— The exercise —
Pull out every line below containing the word "chart".

— Supplied entries —
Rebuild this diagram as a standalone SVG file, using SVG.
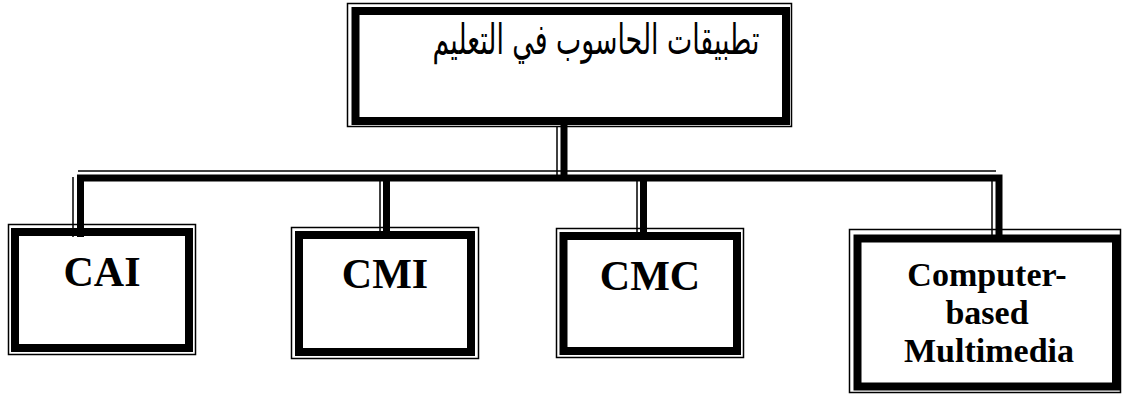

* * *

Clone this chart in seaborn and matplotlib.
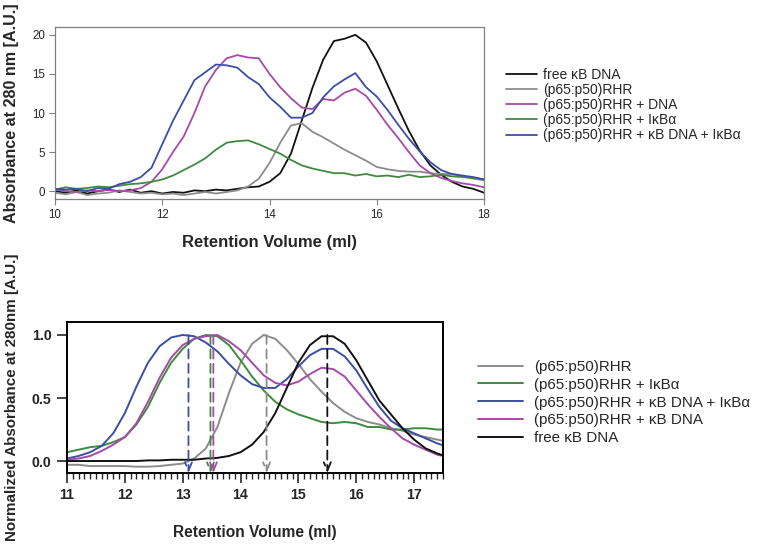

---

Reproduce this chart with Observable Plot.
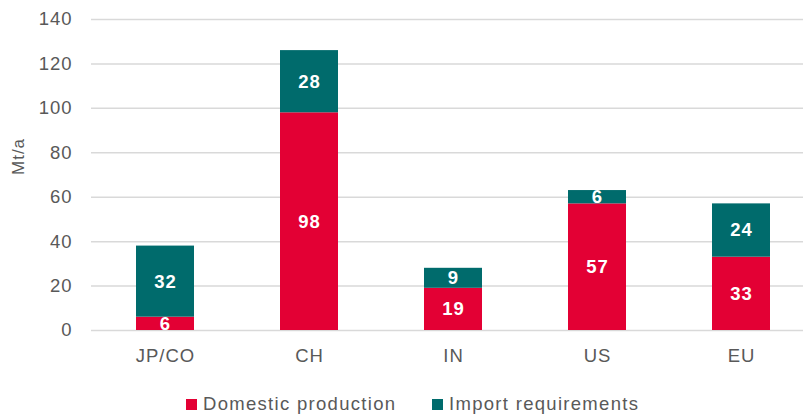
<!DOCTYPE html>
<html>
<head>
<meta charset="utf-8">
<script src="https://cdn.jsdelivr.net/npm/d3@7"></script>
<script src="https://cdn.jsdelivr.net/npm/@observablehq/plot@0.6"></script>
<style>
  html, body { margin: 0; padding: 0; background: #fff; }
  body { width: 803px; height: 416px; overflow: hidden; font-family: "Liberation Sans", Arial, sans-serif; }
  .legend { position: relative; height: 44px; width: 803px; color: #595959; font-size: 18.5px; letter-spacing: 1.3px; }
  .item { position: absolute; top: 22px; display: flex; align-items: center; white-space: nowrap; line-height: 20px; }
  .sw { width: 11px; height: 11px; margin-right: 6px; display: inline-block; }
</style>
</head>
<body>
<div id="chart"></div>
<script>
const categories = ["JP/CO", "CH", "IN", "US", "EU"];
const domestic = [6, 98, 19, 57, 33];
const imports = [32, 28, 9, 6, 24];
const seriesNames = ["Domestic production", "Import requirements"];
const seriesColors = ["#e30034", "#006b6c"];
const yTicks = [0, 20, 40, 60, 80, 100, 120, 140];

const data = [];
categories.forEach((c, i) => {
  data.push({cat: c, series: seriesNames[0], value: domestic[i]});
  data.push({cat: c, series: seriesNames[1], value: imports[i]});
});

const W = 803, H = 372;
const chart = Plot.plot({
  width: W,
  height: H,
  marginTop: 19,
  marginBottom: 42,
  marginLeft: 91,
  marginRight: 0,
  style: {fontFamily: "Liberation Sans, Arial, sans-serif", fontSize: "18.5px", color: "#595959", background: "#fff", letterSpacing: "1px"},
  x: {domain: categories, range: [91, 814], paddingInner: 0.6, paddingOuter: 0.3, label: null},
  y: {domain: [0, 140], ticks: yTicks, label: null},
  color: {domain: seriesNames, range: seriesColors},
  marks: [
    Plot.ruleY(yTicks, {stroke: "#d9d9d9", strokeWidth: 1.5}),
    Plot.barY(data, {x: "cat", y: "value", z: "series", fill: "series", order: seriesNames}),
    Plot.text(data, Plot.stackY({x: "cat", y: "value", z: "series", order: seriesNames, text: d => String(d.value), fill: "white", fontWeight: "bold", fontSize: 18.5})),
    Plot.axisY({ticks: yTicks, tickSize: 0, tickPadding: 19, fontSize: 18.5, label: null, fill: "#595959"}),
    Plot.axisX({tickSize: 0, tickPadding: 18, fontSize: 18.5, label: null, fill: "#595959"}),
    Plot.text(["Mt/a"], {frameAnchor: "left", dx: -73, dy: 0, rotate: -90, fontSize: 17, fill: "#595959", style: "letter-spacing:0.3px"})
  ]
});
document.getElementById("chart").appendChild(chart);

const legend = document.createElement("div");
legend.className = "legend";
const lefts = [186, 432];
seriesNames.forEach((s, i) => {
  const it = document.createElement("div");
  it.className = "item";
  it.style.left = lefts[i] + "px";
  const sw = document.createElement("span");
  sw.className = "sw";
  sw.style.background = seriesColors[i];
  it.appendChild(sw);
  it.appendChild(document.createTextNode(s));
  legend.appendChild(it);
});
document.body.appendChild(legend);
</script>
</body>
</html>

— The output —
Clone this chart in seaborn and matplotlib.
Reproduce this chart with Observable Plot.
<div id="chart"></div>
const chart = Plot.plot({
document.getElementById("chart").appendChild(chart);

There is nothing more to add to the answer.